I first met Kristen Millares Young at the venerable Hugo House, a central hub of literary life in Seattle, WA where she was Prose Writer-in-Residence from 2018-2020. I’d driven up from Portland to read a story at the Hugo Literary Series that featured a new mother whose brain, body, and sexuality made choices the narrator didn’t feel in control of. After the reading, Millares Young approached me and said, essentially, Thank you for that. I knew exactly what she meant. She also had two young children at home, was midway through mentoring a hundred or so writers as part of her writer-in-residence post, and her first book Subduction was due out the following year. Within the first few minutes of our conversation, she felt like kin.
When speaking, Millares Young exudes a fearless intelligence and a laser focus of concentration, with just the right amount of cursing (to my taste) peppered in. I suspect all three traits are useful and/or born from her background in investigative journalism. Her work appears in the Washington Post, the Guardian, and the New York Times, where she was the researcher for the team that won a Pulitzer Prize for “Snow Fall,” as well as many other newspapers, literary reviews, magazines and anthologies, including Latina Outsiders: Remaking Latina Identity (Routledge). She has degrees from Harvard and the University of Washington, and she was co-founder of InvestigateWest, a nonprofit news studio in the Pacific Northwest.

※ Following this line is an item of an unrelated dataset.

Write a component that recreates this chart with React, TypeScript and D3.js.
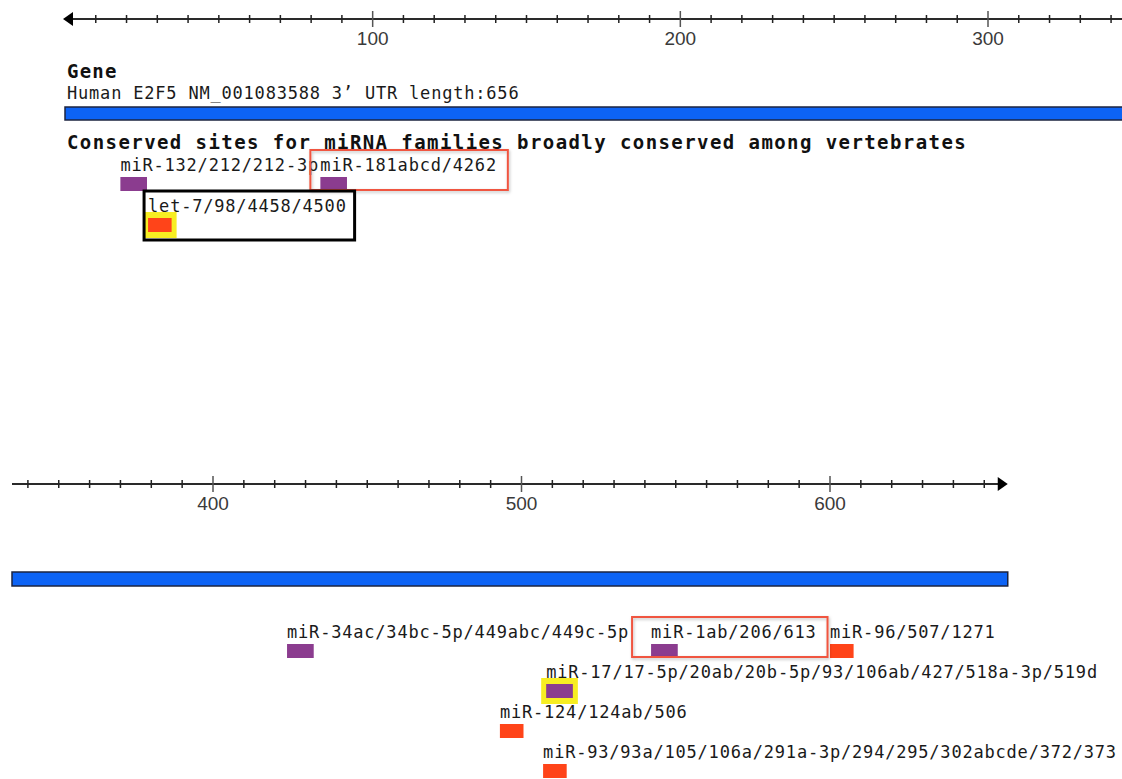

Her debut novel Subduction launched on April 14th, the same time COVID-19 began to pummel New York after shutting down most of the West Coast, and many of her book launch events had to be postponed or moved online, including a bunch of readings coming up this fall. By the time we got together for this interview on June 1st, we were more than two months into lockdown while homeschooling our kids, and it had been exactly one week since George Floyd was murdered by the Minneapolis Police.
The escalating roar of national anger and demand for rights and protection is a macrocosm of the issues explored in her novel. As a Latinx woman, Millares Young is well acquainted with both the weight of America’s historical oppression and its racist counterpoint of representation.
Precisely as in real life, Subduction and its characters navigate complicated truths that often don’t settle easily into alignment with everyday reality. The story unfurls between dual narrators, Claudia and Peter. A Latina anthropologist, Claudia has just fled her falling-apart marriage to throw herself into fieldwork studying the ritual songs of a Makah whaling village. She collides with Peter, back home in Neah Bay to get answers from his failing mother about his father’s murder. Both of them, in their own ways, are desperate to make meaning of their lives.
As are we all.
Subduction is a finalist in two categories (Best First Book and Best Novel, both in English) of the International Latino Book Awards.
I’m curious about the idea of complicity in Subduction.
Millares Young: Subduction is a case study of complicity. Which of course is a national condition shared by immigrants to this country and their descendants, everybody who’s not Indigenous or who was not brought here against their will. We have a responsibility to address the truths of our nation’s founding as it pertains to continued repression, and to uphold the rights of Indigenous peoples to self-determination and their lands.
The best way for me to bring readers alongside my decade of exploring these questions was through fictional narratives, which allow readers to process dangerous emotional responses in a safe place.
I’m interested in the dance that happens between complicity and appropriation where Claudia is concerned, the Venn diagram overlap of these two ideas in the book.
Millares Young: There’s a very long history of exploitation of Native stories and immigrant stories, and rarely are they put into juxtaposition in such a way that affords greater insight into the pressures that each are facing as they come into moments of contact. My hope was to show through Peter and Claudia how even small moments are imbued with fractals spanning cultural, interpersonal, historical and geologic concerns. If I can help readers begin to highlight patterns in their own thinking, or if they can begin to recognize some of the forces that condition their ways of being and thinking, then I think that the book will have done its work.
There are many white people across this country right now who, in part because of the structural insufficiency of our educational system, are struggling to understand what it means when a police officer asphyxiates a handcuffed Black man to his death. And it’s because they have not really confronted their role in revealing and healing the truth of our origin story. And, of course, the truth is that origin story is so multivalent. It’s Black, it’s white, it’s Indigenous, it’s Latino, it’s transnational, and that story cannot just be stripped down to its parts.
But part of the project of fiction is to portray complexity by allowing access to the interiority of characters and also to heighten the readerly experience of that complexity by choosing the glimmers, curating the portrayal of those moments, and allowing these daily situations to stand in for hundreds and thousands of years of cultural conflict. And so, you have to be incredibly careful about what you choose.